>> START Data excerpt

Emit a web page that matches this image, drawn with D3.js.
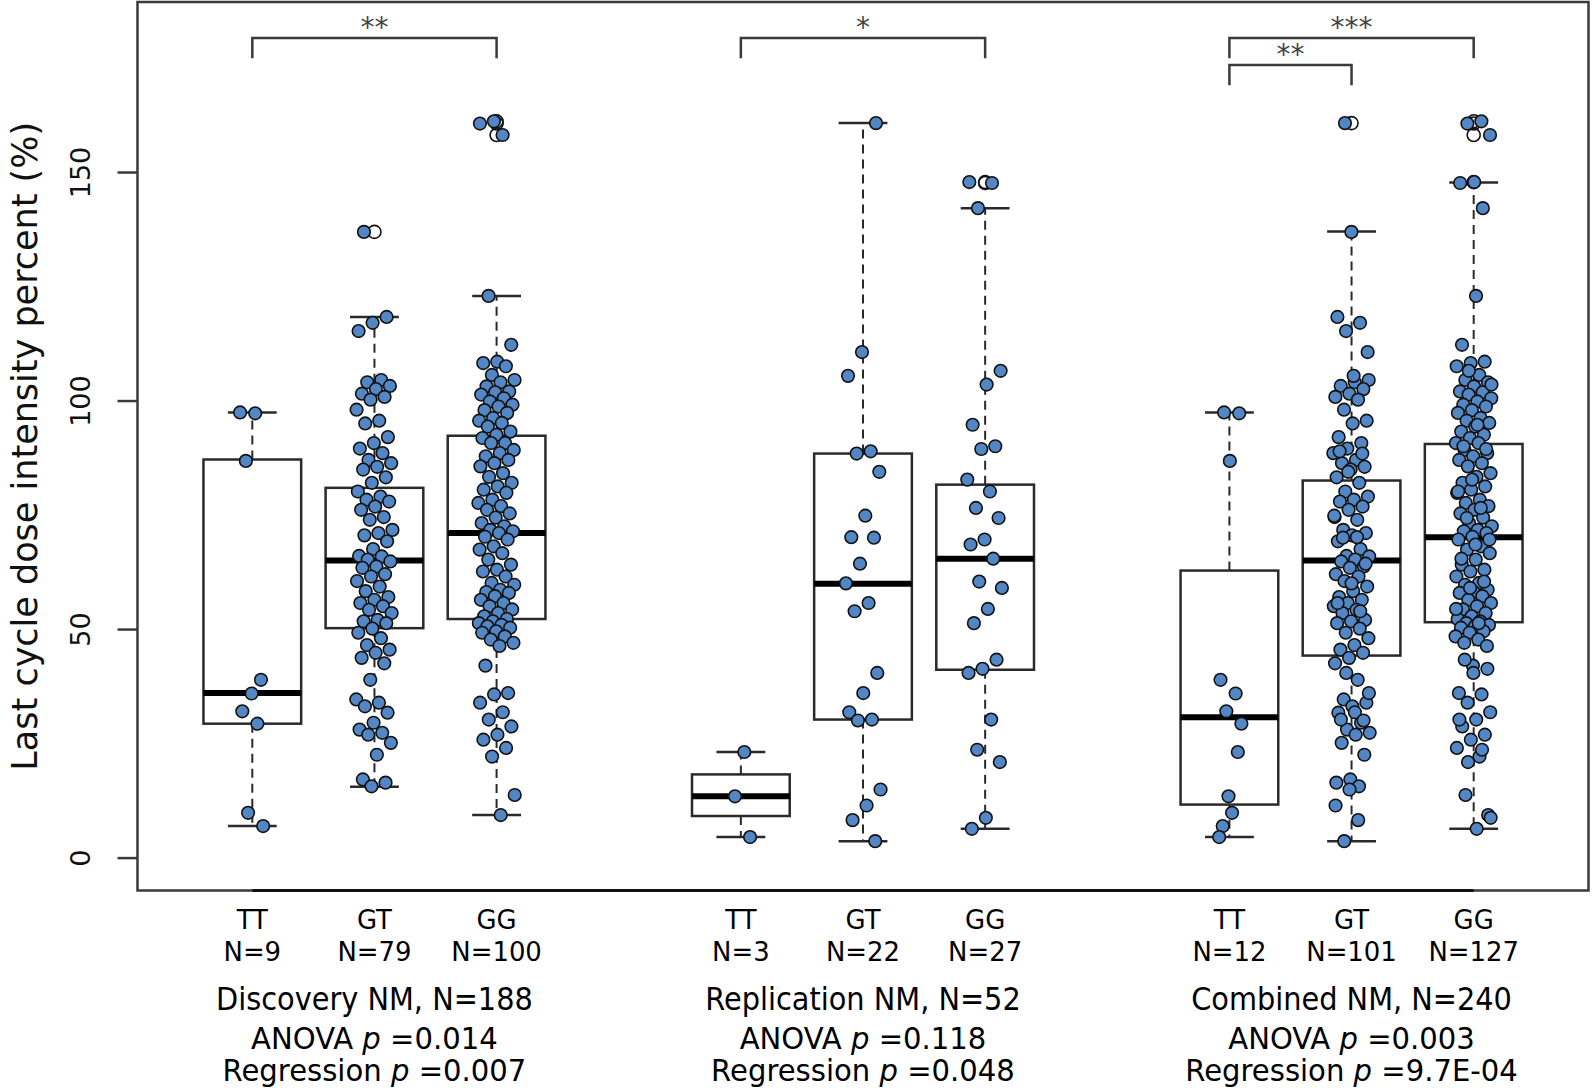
<!DOCTYPE html>
<html><head><meta charset="utf-8">
<script src="https://cdn.jsdelivr.net/npm/d3@7"></script>
<style>
body{margin:0;background:#fff;}
svg{display:block;font-family:"DejaVu Sans",sans-serif;}
</style>
</head><body>
<svg id="chart" width="1593" height="1092"></svg>
<script>
// ---------------- data ----------------
const categories = ["TT","GT","GG","TT","GT","GG","TT","GT","GG"];
const positions = [1,2,3,5,6,7,9,10,11];
const groupSizes = ["N=9","N=79","N=100","N=3","N=22","N=27","N=12","N=101","N=127"];
const cohortLabels = ["Discovery NM, N=188","Replication NM, N=52","Combined NM, N=240"];
const cohortCenters = [2,6,10];
const anovaP = ["0.014","0.118","0.003"];
const regressionP = ["0.007","0.048","9.7E-04"];
const yTicks = [0,50,100,150];
const yTitle = "Last cycle dose intensity percent (%)";

// box statistics
const whiskerHigh = [97.4,118.3,122.9,23.1,160.7,142.1,97.4,137.0,147.7];
const upperHinge  = [87.1,80.9,92.3,18.2,88.4,81.6,62.8,82.5,90.5];
const medians     = [36.0,65.0,71.0,13.4,59.9,65.4,30.7,65.0,70.1];
const lowerHinge  = [29.3,50.2,52.2,9.1,30.2,41.1,11.6,44.2,51.5];
const whiskerLow  = [6.9,15.5,9.3,4.5,3.6,6.3,4.5,3.6,6.3];

// individual values
const discoveryTT = [97.4,97.2,86.8,38.9,35.9,32.0,29.3,9.8,6.9];
const discoveryGT = [136.9,118.3,117.0,115.2,104.5,104.0,103.2,102.5,101.5,
  100.8,100.2,98.0,95.6,95.0,92.0,90.7,89.5,88.5,87.0,86.3,
  85.5,84.9,83.2,82.0,80.1,79.0,78.3,77.9,76.8,76.1,
  74.5,73.9,71.7,71.0,70.5,69.2,67.5,66.0,65.9,65.2,
  64.8,63.7,63.4,62.0,61.5,60.5,59.3,58.3,57.0,56.4,
  55.7,55.0,54.2,53.5,52.0,51.7,51.3,50.1,49.2,48.0,
  46.5,45.5,44.8,43.7,42.5,38.9,34.6,33.9,33.1,31.7,
  29.5,28.0,27.3,26.9,25.1,22.5,17.1,16.4,15.6];
const discoveryGG = [161.1,160.6,158.1,122.9,112.2,108.5,108.2,107.5,105.6,104.5,
  104.0,103.1,102.0,101.8,101.3,100.5,99.8,99.1,98.7,97.9,
  97.3,96.2,95.6,95.1,94.3,93.2,92.5,91.8,90.7,90.7,
  89.2,88.5,87.8,87.0,86.3,85.6,84.1,83.3,82.0,81.2,
  80.5,79.8,78.3,77.6,76.9,76.1,75.3,74.4,73.2,72.5,
  71.7,71.4,71.0,70.2,69.6,68.1,67.4,66.6,65.2,64.1,
  63.0,62.6,61.5,60.1,59.7,58.6,58.1,57.9,57.2,56.4,
  55.7,55.0,54.3,53.5,52.8,52.2,51.7,51.3,50.9,50.6,
  50.3,49.5,49.2,48.4,47.7,47.0,46.3,42.0,36.0,35.7,
  33.9,31.8,30.2,28.7,26.9,25.8,24.0,22.1,13.7,9.3];
const replicationTT = [23.1,13.4,4.5];
const replicationGT = [160.7,110.6,105.4,88.9,88.4,84.4,74.8,70.1,70.0,64.3,
  60.0,55.7,53.9,40.4,36.0,31.8,30.2,30.0,14.9,11.4,8.2,3.6];
const replicationGG = [147.8,147.6,142.1,106.5,103.5,94.7,90.0,89.4,82.7,80.1,
  76.5,74.3,69.6,68.5,65.4,60.4,59.0,54.4,51.3,43.3,
  41.3,40.4,30.2,23.6,20.9,8.7,6.3];
const combinedTT = discoveryTT.concat(replicationTT);
const combinedGT = discoveryGT.concat(replicationGT);
const combinedGG = discoveryGG.concat(replicationGG);
const pointSets = [discoveryTT,discoveryGT,discoveryGG,replicationTT,replicationGT,replicationGG,combinedTT,combinedGT,combinedGG];

// significance annotations
const sigFrom = [1,5,9,9];
const sigTo = [3,7,11,10];
const sigLabels = ["**","*","***","**"];
const sigLevel = [179.3,179.3,179.3,173.4];

// ---------------- drawing ----------------
const svg = d3.select("#chart");
const plot = {left:137.5, right:1588.5, top:2, bottom:890.5};
const x = d3.scaleLinear().domain([0.06,11.94]).range([plot.left,plot.right]);
const y = d3.scaleLinear().domain([-7.2,187.2]).range([plot.bottom,plot.top]);
const boxHalf = 0.4, capHalf = 0.2;
const ink = "#2a2a2a";

svg.append("rect").attr("width",1593).attr("height",1092).attr("fill","#fff");

// boxes
const boxes = svg.append("g");
positions.forEach((p,i)=>{
  const g = boxes.append("g");
  g.append("line").attr("x1",x(p)).attr("x2",x(p)).attr("y1",y(upperHinge[i])).attr("y2",y(whiskerHigh[i]))
    .attr("stroke",ink).attr("stroke-width",2).attr("stroke-dasharray","9,6");
  g.append("line").attr("x1",x(p)).attr("x2",x(p)).attr("y1",y(lowerHinge[i])).attr("y2",y(whiskerLow[i]))
    .attr("stroke",ink).attr("stroke-width",2).attr("stroke-dasharray","9,6");
  [whiskerHigh[i],whiskerLow[i]].forEach(v=>{
    g.append("line").attr("x1",x(p-capHalf)).attr("x2",x(p+capHalf)).attr("y1",y(v)).attr("y2",y(v))
      .attr("stroke",ink).attr("stroke-width",2.5);
  });
  g.append("rect").attr("x",x(p-boxHalf)).attr("width",x(p+boxHalf)-x(p-boxHalf))
    .attr("y",y(upperHinge[i])).attr("height",y(lowerHinge[i])-y(upperHinge[i]))
    .attr("fill","#fff").attr("stroke",ink).attr("stroke-width",2.5);
  g.append("line").attr("x1",x(p-boxHalf)).attr("x2",x(p+boxHalf)).attr("y1",y(medians[i])).attr("y2",y(medians[i]))
    .attr("stroke","#000").attr("stroke-width",6);
  pointSets[i].filter(v=>v>whiskerHigh[i]+0.05||v<whiskerLow[i]-0.05).forEach(v=>{
    g.append("circle").attr("cx",x(p)).attr("cy",y(v)).attr("r",6.5)
      .attr("fill","none").attr("stroke","#111").attr("stroke-width",1.6);
  });
});

// jittered points
const pts = svg.append("g");
positions.forEach((p,i)=>{
  const vals = pointSets[i];
  const amp = vals.length < 15 ? 0.1 : 0.15;
  vals.forEach((v,j)=>{
    const f = (j*0.6180339887 + i*0.2137) % 1;
    const dx = (f-0.5)*2*amp;
    pts.append("circle").attr("cx",x(p+dx)).attr("cy",y(v)).attr("r",6.3)
      .attr("fill","#5386c4").attr("stroke","#111").attr("stroke-width",1.6);
  });
});

// frame
svg.append("rect").attr("x",plot.left).attr("y",plot.top)
  .attr("width",plot.right-plot.left).attr("height",plot.bottom-plot.top)
  .attr("fill","none").attr("stroke","#3a3a3a").attr("stroke-width",2.5);
svg.append("line").attr("x1",x(1)).attr("x2",x(11)).attr("y1",plot.bottom).attr("y2",plot.bottom)
  .attr("stroke","#111").attr("stroke-width",3);

// y axis
const yAxis = svg.append("g").attr("transform",`translate(${plot.left},0)`)
  .call(d3.axisLeft(y).tickValues(yTicks).tickSize(20).tickSizeOuter(0).tickFormat(d3.format("d")));
yAxis.select(".domain").remove();
yAxis.selectAll(".tick line").attr("stroke","#3a3a3a").attr("stroke-width",2.5);
yAxis.selectAll(".tick text").attr("transform","rotate(-90)").attr("x",0).attr("y",-48).attr("dy",0)
  .attr("text-anchor","middle").attr("font-size",27).attr("fill","#111")
  .attr("font-family","DejaVu Sans, sans-serif");

// y title
svg.append("text").attr("transform",`translate(37,${(plot.top+plot.bottom)/2}) rotate(-90)`)
  .attr("text-anchor","middle").attr("font-size",35).attr("fill","#111").text(yTitle);

// bottom labels
function condensed(xp, yp, size, sx){
  return svg.append("g").attr("transform",`translate(${xp},${yp}) scale(${sx},1)`)
    .append("text").attr("text-anchor","middle").attr("font-size",size).attr("fill","#000");
}
positions.forEach((p,i)=>{
  condensed(x(p),929,27,0.96).text(categories[i]);
  condensed(x(p),961,27,0.96).text(groupSizes[i]);
});
cohortCenters.forEach((c,i)=>{
  condensed(x(c),1010,32,0.9).text(cohortLabels[i]);
  const t1 = condensed(x(c),1049,30,0.97);
  t1.append("tspan").text("ANOVA ");
  t1.append("tspan").attr("font-style","italic").text("p");
  t1.append("tspan").text(" =" + anovaP[i]);
  const t2 = condensed(x(c),1081,30,0.97);
  t2.append("tspan").text("Regression ");
  t2.append("tspan").attr("font-style","italic").text("p");
  t2.append("tspan").text(" =" + regressionP[i]);
});

// significance brackets
sigFrom.forEach((a,i)=>{
  const b = sigTo[i], lv = sigLevel[i];
  svg.append("path")
    .attr("d",`M${x(a)},${y(lv-4.4)}V${y(lv)}H${x(b)}V${y(lv-4.4)}`)
    .attr("fill","none").attr("stroke","#3a3a3a").attr("stroke-width",2.5);
  svg.append("text").attr("x",x((a+b)/2)).attr("y",y(lv)-1).attr("text-anchor","middle")
    .attr("font-size",28).attr("fill","#444").text(sigLabels[i]);
});
</script>
</body></html>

>> END Data excerpt

• Given exercise: Starting with the first line of the data above and ending with the line containing "cycle dose intensity", please restate every line exactly, leaving images out.

• Complete response:
Emit a web page that matches this image, drawn with D3.js.
<!DOCTYPE html>
<html><head><meta charset="utf-8">
<script src="https://cdn.jsdelivr.net/npm/d3@7"></script>
<style>
body{margin:0;background:#fff;}
svg{display:block;font-family:"DejaVu Sans",sans-serif;}
</style>
</head><body>
<svg id="chart" width="1593" height="1092"></svg>
<script>
// ---------------- data ----------------
const categories = ["TT","GT","GG","TT","GT","GG","TT","GT","GG"];
const positions = [1,2,3,5,6,7,9,10,11];
const groupSizes = ["N=9","N=79","N=100","N=3","N=22","N=27","N=12","N=101","N=127"];
const cohortLabels = ["Discovery NM, N=188","Replication NM, N=52","Combined NM, N=240"];
const cohortCenters = [2,6,10];
const anovaP = ["0.014","0.118","0.003"];
const regressionP = ["0.007","0.048","9.7E-04"];
const yTicks = [0,50,100,150];
const yTitle = "Last cycle dose intensity percent (%)";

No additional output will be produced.